Итак, еще раз: совсем фантастику ликвидировать не получилось, она как-то продолжила существовать, как-то искала способы бытия. Было постановлено, что фантастика нужна затем, чтобы пробуждать в молодежи внимание и интерес даже не к науке, а к технике: задачей фантастики было побуждать молодежь идти в технические вузы и восполнять дефицит страшно нужных молодой советской стране технических кадров в период индустриализации. Но эти годы, слава Богу, прошли, в 1953-м умер Сталин, а затем случились 56-й и 57-й годы. В 56-м состоялся ХХ съезд, на котором был осужден культ личности. А в 57-м был запущен первый спутник, сразу вчистую реабилитировавший тему космоса. И вышла «Туманность Андромеды» Ивана Ефремова. Начиналась Оттепель.
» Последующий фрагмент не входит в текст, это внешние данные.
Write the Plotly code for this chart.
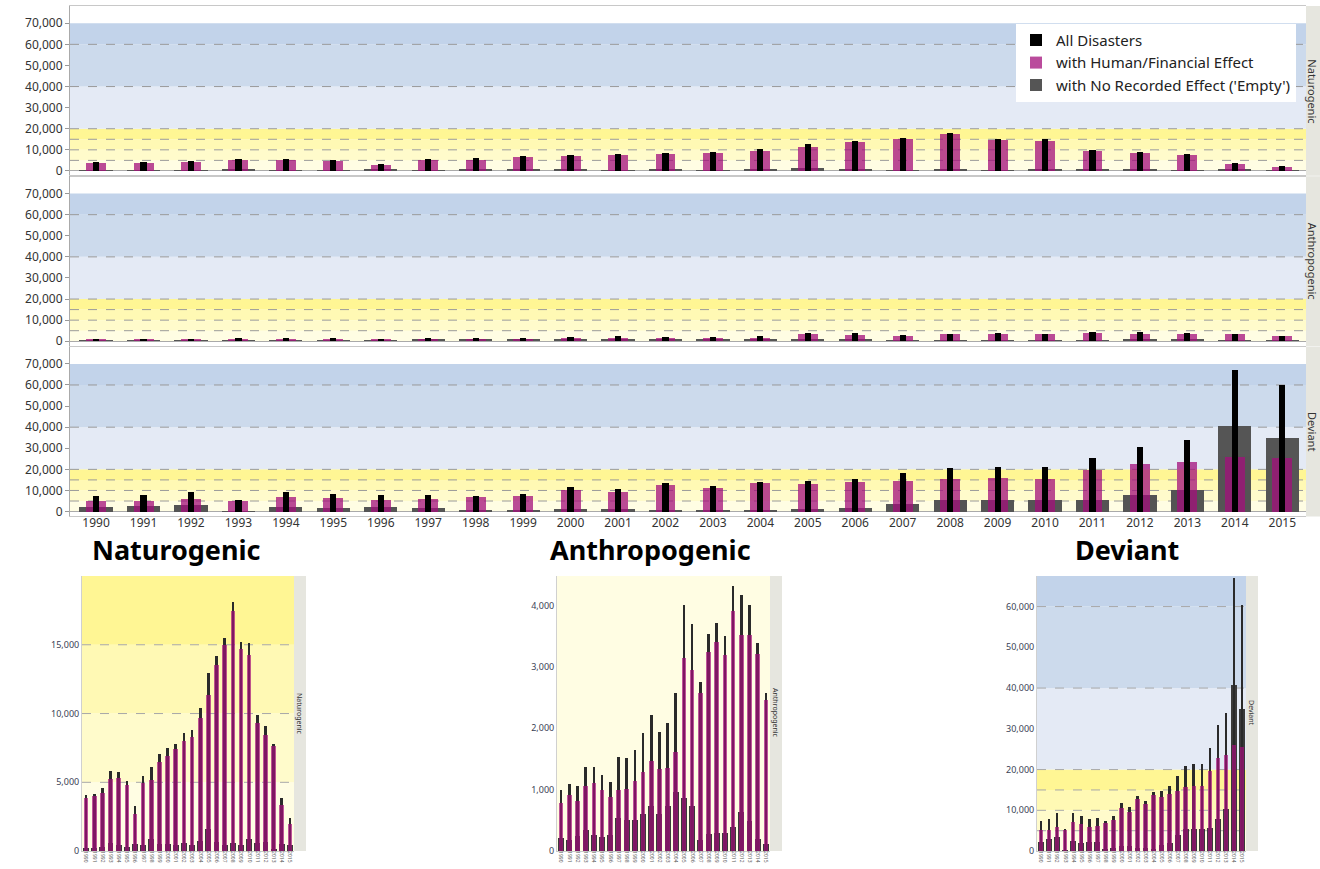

Ефремов тоже начинал в 40-е, и ко второй половине 50-х он был уже очень масштабной фигурой. Но именно «Туманность» полностью перевернула представление и у писателей и у читателей о том, что возможно для фантастики. С этого момента отсчитывают третью волну советской фантастики и ее золотой век, наступивший на двадцать пять лет позже, чем в англоязычном пространстве.
(Классификацию волн, точнее поколений, предложил Анатолий Бритиков — исследователь советской фантастики. По его классификации, первая волна — это расцвет двадцатых годов, вторая волна — фантастика ближнего прицела и третья волна — шестидесятые. Четвертой волной называли писателей, сформировавшихся во времена застоя и «стартовавших» в перестройку. Дальше пятой волной начали называть тех, кто прославился в 90-е, например Лукьяненко и Хаецкая. Шестая волна — массовый вал писателей самого конца 90-х и первой половины нулевых, а седьмой, или «цветной», пытались называть поколение эпохи сетевых конкурсов. Но чем ближе к нашим временам, тем более спорна эта классификация. Что происходит сейчас, никто и никак называть не рискует. Более-менее уверенно все согласны с четырьмя волнами советской фантастики, а дальше начинаются разночтения.)